I believe flexible working can also help to tackle this problem. This option can be frowned upon and is not offered by all law firms, yet it is something we need to push for further in the UK generally, especially within the legal profession. I feel it is both urgent and essential that we ensure more women seek higher roles, knowing they can still have families if they choose. Men should also be encouraged to explore flexible working patterns and arrangements so childcare is a shared duty.

In addition, I strongly encourage more women to speak at events, stand up and stand out. We need to be at the forefront, inspiring other women and reiterating the image of what a top lawyer looks like. I’m often the only female panellist to talk at investment events so it is clear to me that visibility is key and there currently is not enough of it. Recently in 2019, the City of London celebrated women by inviting 100 women to be freeman commemorating their contributions to the City. I was proud to be recognised and awarded the Freedom of the City, feeling that it established a real turn around as a traditionally male-dominated environment, honouring the contribution women in the City have made. Yet at Guild events, there are attendees who assume it is my husband who is the freeman and approach him to enter into conversation. Progression, whilst happening, is still far too slow and for change to occur more rapidly, women need to be unafraid to be disruptive and assertive in the city.

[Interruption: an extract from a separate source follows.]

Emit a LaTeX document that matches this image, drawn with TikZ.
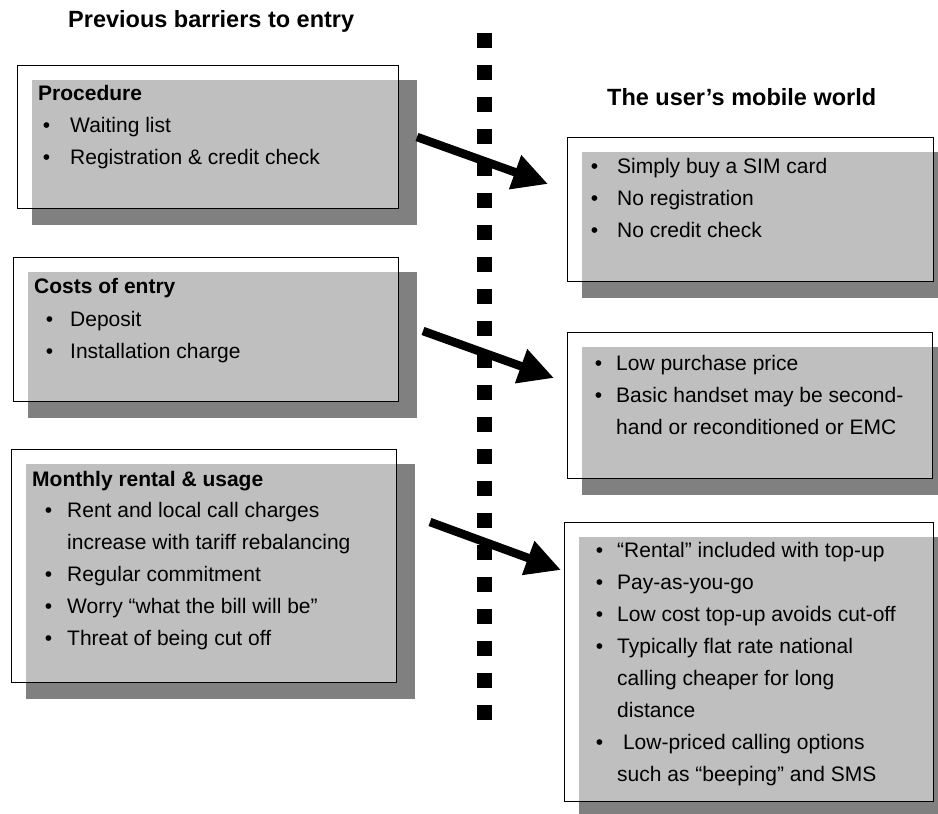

Although over the last 100 years women have made huge steps towards equality, there is still a long way to go. The Law Society reported a historic shift as women outnumber men in practising as solicitors stating, “Every step towards greater equality will benefit businesses, clients and solicitors alike”. It is vital that we promote and encourage equality of women lawyers working their way to more senior roles and recognise the valuable contribution that they bring to both the workforce and the law industry moving into the next century.